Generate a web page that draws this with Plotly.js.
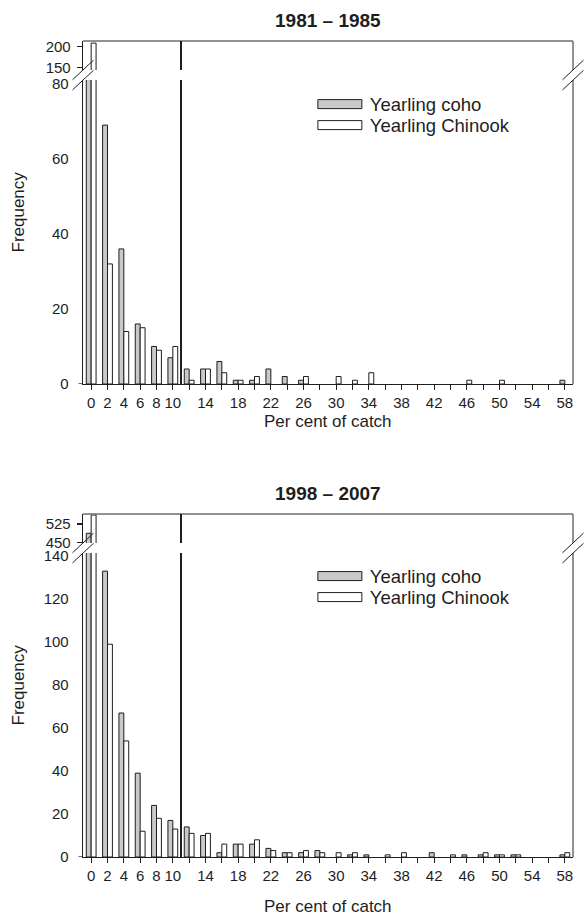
<!DOCTYPE html>
<html><head><meta charset="utf-8">
<script src="https://cdn.plot.ly/plotly-3.0.1.min.js"></script>
<style>html,body{margin:0;padding:0;background:#fff}#c1{width:584px;height:460px}#c2{width:584px;height:457px}</style>
</head><body><div id="c1"></div><div id="c2"></div>
<script>
// ---------- data ----------
const percentBins = [0,2,4,6,8,10,12,14,16,18,20,22,24,26,28,30,32,34,36,38,40,42,44,46,48,50,52,54,56,58];
const tickLabels  = ['0','2','4','6','8','10','','14','','18','','22','','26','','30','','34','','38','','42','','46','','50','','54','','58'];
const cohoPeriod1    = [100,69,36,16,10,7,4,4,6,1,1,4,2,1,0,0,0,0,0,0,0,0,0,0,0,0,0,0,0,1];
const chinookPeriod1 = [209,32,14,15,9,10,1,4,3,1,2,0,0,2,0,2,1,3,0,0,0,0,0,1,0,1,0,0,0,0];
const cohoPeriod2    = [487,133,67,39,24,17,14,10,2,6,6,4,2,2,3,0,1,1,0,0,0,2,0,1,1,1,1,0,0,1];
const chinookPeriod2 = [562,99,54,12,18,13,11,11,6,6,8,3,2,3,2,2,2,0,1,2,0,0,1,0,2,1,1,0,0,2];
const seriesNames = ['Yearling coho','Yearling Chinook'];
const titles = ['1981 – 1985','1998 – 2007'];
const lowerTicks1 = [0,20,40,60,80],  upperTicks1 = [150,200];
const lowerTicks2 = [0,20,40,60,80,100,120,140], upperTicks2 = [450,525];
const cutoffPercent = 11;

// ---------- style ----------
const FONT = 'Liberation Sans, Arial, Helvetica, sans-serif';
const INK = '#1e1e1e', GREY = '#c9c9c9', FRAME = '#6e6e6e';
const PW = 490, PH = 343;          // plot area in px
const LOW_TOP = 0.886, UP_BOT = 0.9155;
const LEGEND_ROW = 21;             // px between legend rows

// empty bins are not drawn (no zero-height outlines)
const nz = arr => arr.map(v => v === 0 ? null : v);

function build(div, title, coho, chinook, lowRange, lowTicks, upRange, upTicks, H, T, B, xTitleDy, legendY) {
  const bar = (y, fill, off, yaxis, name, show) => ({
    type:'bar', x: percentBins, y: nz(y), width:0.6, offset: off, yaxis: yaxis, name: name, showlegend: show,
    marker:{color: fill, line:{color: INK, width:1}}, hoverinfo:'skip'
  });
  const data = [
    bar(coho, GREY, -0.6, 'y', seriesNames[0], true),
    bar(chinook, '#ffffff', 0, 'y', seriesNames[1], true),
    bar(coho, GREY, -0.6, 'y2', seriesNames[0], false),
    bar(chinook, '#ffffff', 0, 'y2', seriesNames[1], false)
  ];
  const dx = 10.5/PW, dy = 9.8/PH;
  const ln = (o) => Object.assign({type:'line', layer:'above', line:{color: INK, width:1}}, o);
  const shapes = [
    ln({xref:'paper', yref:'y2 domain', x0:0, x1:1, y0:1, y1:1, line:{color: FRAME, width:1.5}}),
    ln({xref:'paper', yref:'y2 domain', x0:1, x1:1, y0:0, y1:1, line:{color: FRAME, width:1.5}}),
    ln({xref:'paper', yref:'y domain', x0:1, x1:1, y0:0, y1:1, line:{color: FRAME, width:1.5}}),
    ln({xref:'x', yref:'y domain', x0:cutoffPercent, x1:cutoffPercent, y0:0, y1:1, line:{color: INK, width:2}}),
    ln({xref:'x', yref:'y2 domain', x0:cutoffPercent, x1:cutoffPercent, y0:0, y1:1, line:{color: INK, width:2}}),
    ln({xref:'paper', yref:'y', x0:-4.5/PW, x1:0, y0:0, y1:0, line:{color: INK, width:1.3}}),
    ln({xref:'paper', yref:'paper', x0:-dx, x1:dx, y0:UP_BOT-dy, y1:UP_BOT+dy}),
    ln({xref:'paper', yref:'paper', x0:-dx, x1:dx, y0:LOW_TOP-dy, y1:LOW_TOP+dy}),
    ln({xref:'paper', yref:'paper', x0:1-dx, x1:1+dx, y0:UP_BOT-dy, y1:UP_BOT+dy}),
    ln({xref:'paper', yref:'paper', x0:1-dx, x1:1+dx, y0:LOW_TOP-dy, y1:LOW_TOP+dy})
  ];
  const ann = [
    {xref:'paper', yref:'paper', x:0.5, y:1+20.5/PH, yanchor:'middle', showarrow:false,
     text:'<b>'+title+'</b>', font:{size:19, family:FONT, color:INK}},
    {xref:'paper', yref:'paper', x:-65/PW, y:0.5, textangle:-90, showarrow:false, xanchor:'center', yanchor:'middle',
     text:'Frequency', font:{size:17, family:FONT, color:INK}},
    {xref:'paper', yref:'paper', x:0.5, y:-xTitleDy/PH, yanchor:'middle', showarrow:false,
     text:'Per cent of catch', font:{size:17, family:FONT, color:INK}}
  ];
  const axCommon = {showgrid:false, zeroline:false, fixedrange:true, showline:true, linecolor:INK, linewidth:1.3,
                    tickfont:{size:15, family:FONT, color:INK}};
  const layout = {
    width:584, height:H, margin:{l:83, r:11, t:T, b:B, pad:0},
    paper_bgcolor:'#fff', plot_bgcolor:'rgba(0,0,0,0)', barmode:'overlay',
    font:{family:FONT, color:INK},
    showlegend:true,
    legend:{x:0.463, y:legendY, xanchor:'left', yanchor:'top', bgcolor:'rgba(0,0,0,0)', borderwidth:0,
            itemwidth:50, font:{size:18.5, family:FONT, color:INK}, traceorder:'normal', tracegroupgap:0},
    xaxis: Object.assign({}, axCommon, {range:[-1,59], tickmode:'array', tickvals:percentBins, ticktext:tickLabels,
            ticks:'outside', ticklen:5, tickwidth:1.2, tickcolor:INK, anchor:'y'}),
    yaxis: Object.assign({}, axCommon, {domain:[0, LOW_TOP], range:lowRange, tickmode:'array', tickvals:lowTicks,
            ticks:'', ticklabelstandoff:10, anchor:'x'}),
    yaxis2: Object.assign({}, axCommon, {domain:[UP_BOT, 1], range:upRange, tickmode:'array', tickvals:upTicks,
            ticks:'outside', ticklen:5, tickwidth:1.2, tickcolor:INK, ticklabelstandoff:3, anchor:'x'}),
    shapes: shapes, annotations: ann
  };
  return Plotly.newPlot(div, data, layout, {staticPlot:true, displayModeBar:false}).then(gd => {
    gd.querySelectorAll('.legend .legendpoints path').forEach(p => {
      p.setAttribute('d', 'M-22,4.5H22V-4.5H-22Z');
    });
    const items = gd.querySelectorAll('.legend g.traces');
    if (items.length > 1) {
      const m = /translate\(\s*([-\d.]+)[ ,]+([-\d.]+)\s*\)/.exec(items[0].getAttribute('transform') || '');
      if (m) {
        const x0 = parseFloat(m[1]), y0 = parseFloat(m[2]);
        items[1].setAttribute('transform', 'translate(' + x0 + ',' + (y0 + LEGEND_ROW) + ')');
      }
    }
    return gd;
  });
}

build('c1', titles[0], cohoPeriod1, chinookPeriod1, [0,81], lowerTicks1, [145,214], upperTicks1, 460, 41, 76, 37, 0.87);
build('c2', titles[1], cohoPeriod2, chinookPeriod2, [0,141.4], lowerTicks2, [447,566], upperTicks2, 457, 54, 60, 49, 0.873);
</script></body></html>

#### [WHAT TO WORK ON]
Keep every word of the data as it is when you write it out, but drop the pictures.

#### [IN RESPONSE]
Generate a web page that draws this with Plotly.js.
<!DOCTYPE html>
<html><head><meta charset="utf-8">
<script src="https://cdn.plot.ly/plotly-3.0.1.min.js"></script>
<style>html,body{margin:0;padding:0;background:#fff}#c1{width:584px;height:460px}#c2{width:584px;height:457px}</style>
</head><body><div id="c1"></div><div id="c2"></div>
<script>
// ---------- data ----------
const percentBins = [0,2,4,6,8,10,12,14,16,18,20,22,24,26,28,30,32,34,36,38,40,42,44,46,48,50,52,54,56,58];
const tickLabels  = ['0','2','4','6','8','10','','14','','18','','22','','26','','30','','34','','38','','42','','46','','50','','54','','58'];
const cohoPeriod1    = [100,69,36,16,10,7,4,4,6,1,1,4,2,1,0,0,0,0,0,0,0,0,0,0,0,0,0,0,0,1];
const chinookPeriod1 = [209,32,14,15,9,10,1,4,3,1,2,0,0,2,0,2,1,3,0,0,0,0,0,1,0,1,0,0,0,0];
const cohoPeriod2    = [487,133,67,39,24,17,14,10,2,6,6,4,2,2,3,0,1,1,0,0,0,2,0,1,1,1,1,0,0,1];
const chinookPeriod2 = [562,99,54,12,18,13,11,11,6,6,8,3,2,3,2,2,2,0,1,2,0,0,1,0,2,1,1,0,0,2];
const seriesNames = ['Yearling coho','Yearling Chinook'];
const titles = ['1981 – 1985','1998 – 2007'];
const lowerTicks1 = [0,20,40,60,80],  upperTicks1 = [150,200];
const lowerTicks2 = [0,20,40,60,80,100,120,140], upperTicks2 = [450,525];
const cutoffPercent = 11;

// ---------- style ----------
const FONT = 'Liberation Sans, Arial, Helvetica, sans-serif';
const INK = '#1e1e1e', GREY = '#c9c9c9', FRAME = '#6e6e6e';
const PW = 490, PH = 343;          // plot area in px
const LOW_TOP = 0.886, UP_BOT = 0.9155;
const LEGEND_ROW = 21;             // px between legend rows

// empty bins are not drawn (no zero-height outlines)
const nz = arr => arr.map(v => v === 0 ? null : v);

function build(div, title, coho, chinook, lowRange, lowTicks, upRange, upTicks, H, T, B, xTitleDy, legendY) {
  const bar = (y, fill, off, yaxis, name, show) => ({
    type:'bar', x: percentBins, y: nz(y), width:0.6, offset: off, yaxis: yaxis, name: name, showlegend: show,
    marker:{color: fill, line:{color: INK, width:1}}, hoverinfo:'skip'
  });
  const data = [
    bar(coho, GREY, -0.6, 'y', seriesNames[0], true),
    bar(chinook, '#ffffff', 0, 'y', seriesNames[1], true),
    bar(coho, GREY, -0.6, 'y2', seriesNames[0], false),
    bar(chinook, '#ffffff', 0, 'y2', seriesNames[1], false)
  ];
  const dx = 10.5/PW, dy = 9.8/PH;
  const ln = (o) => Object.assign({type:'line', layer:'above', line:{color: INK, width:1}}, o);
  const shapes = [
    ln({xref:'paper', yref:'y2 domain', x0:0, x1:1, y0:1, y1:1, line:{color: FRAME, width:1.5}}),
    ln({xref:'paper', yref:'y2 domain', x0:1, x1:1, y0:0, y1:1, line:{color: FRAME, width:1.5}}),
    ln({xref:'paper', yref:'y domain', x0:1, x1:1, y0:0, y1:1, line:{color: FRAME, width:1.5}}),
    ln({xref:'x', yref:'y domain', x0:cutoffPercent, x1:cutoffPercent, y0:0, y1:1, line:{color: INK, width:2}}),
    ln({xref:'x', yref:'y2 domain', x0:cutoffPercent, x1:cutoffPercent, y0:0, y1:1, line:{color: INK, width:2}}),
    ln({xref:'paper', yref:'y', x0:-4.5/PW, x1:0, y0:0, y1:0, line:{color: INK, width:1.3}}),
    ln({xref:'paper', yref:'paper', x0:-dx, x1:dx, y0:UP_BOT-dy, y1:UP_BOT+dy}),
    ln({xref:'paper', yref:'paper', x0:-dx, x1:dx, y0:LOW_TOP-dy, y1:LOW_TOP+dy}),
    ln({xref:'paper', yref:'paper', x0:1-dx, x1:1+dx, y0:UP_BOT-dy, y1:UP_BOT+dy}),
    ln({xref:'paper', yref:'paper', x0:1-dx, x1:1+dx, y0:LOW_TOP-dy, y1:LOW_TOP+dy})
  ];
  const ann = [
    {xref:'paper', yref:'paper', x:0.5, y:1+20.5/PH, yanchor:'middle', showarrow:false,
     text:'<b>'+title+'</b>', font:{size:19, family:FONT, color:INK}},
    {xref:'paper', yref:'paper', x:-65/PW, y:0.5, textangle:-90, showarrow:false, xanchor:'center', yanchor:'middle',
     text:'Frequency', font:{size:17, family:FONT, color:INK}},
    {xref:'paper', yref:'paper', x:0.5, y:-xTitleDy/PH, yanchor:'middle', showarrow:false,
     text:'Per cent of catch', font:{size:17, family:FONT, color:INK}}
  ];
  const axCommon = {showgrid:false, zeroline:false, fixedrange:true, showline:true, linecolor:INK, linewidth:1.3,
                    tickfont:{size:15, family:FONT, color:INK}};
  const layout = {
    width:584, height:H, margin:{l:83, r:11, t:T, b:B, pad:0},
    paper_bgcolor:'#fff', plot_bgcolor:'rgba(0,0,0,0)', barmode:'overlay',
    font:{family:FONT, color:INK},
    showlegend:true,
    legend:{x:0.463, y:legendY, xanchor:'left', yanchor:'top', bgcolor:'rgba(0,0,0,0)', borderwidth:0,
            itemwidth:50, font:{size:18.5, family:FONT, color:INK}, traceorder:'normal', tracegroupgap:0},
    xaxis: Object.assign({}, axCommon, {range:[-1,59], tickmode:'array', tickvals:percentBins, ticktext:tickLabels,
            ticks:'outside', ticklen:5, tickwidth:1.2, tickcolor:INK, anchor:'y'}),
    yaxis: Object.assign({}, axCommon, {domain:[0, LOW_TOP], range:lowRange, tickmode:'array', tickvals:lowTicks,
            ticks:'', ticklabelstandoff:10, anchor:'x'}),
    yaxis2: Object.assign({}, axCommon, {domain:[UP_BOT, 1], range:upRange, tickmode:'array', tickvals:upTicks,
            ticks:'outside', ticklen:5, tickwidth:1.2, tickcolor:INK, ticklabelstandoff:3, anchor:'x'}),
    shapes: shapes, annotations: ann
  };
  return Plotly.newPlot(div, data, layout, {staticPlot:true, displayModeBar:false}).then(gd => {
    gd.querySelectorAll('.legend .legendpoints path').forEach(p => {
      p.setAttribute('d', 'M-22,4.5H22V-4.5H-22Z');
    });
    const items = gd.querySelectorAll('.legend g.traces');
    if (items.length > 1) {
      const m = /translate\(\s*([-\d.]+)[ ,]+([-\d.]+)\s*\)/.exec(items[0].getAttribute('transform') || '');
      if (m) {
        const x0 = parseFloat(m[1]), y0 = parseFloat(m[2]);
        items[1].setAttribute('transform', 'translate(' + x0 + ',' + (y0 + LEGEND_ROW) + ')');
      }
    }
    return gd;
  });
}

build('c1', titles[0], cohoPeriod1, chinookPeriod1, [0,81], lowerTicks1, [145,214], upperTicks1, 460, 41, 76, 37, 0.87);
build('c2', titles[1], cohoPeriod2, chinookPeriod2, [0,141.4], lowerTicks2, [447,566], upperTicks2, 457, 54, 60, 49, 0.873);
</script></body></html>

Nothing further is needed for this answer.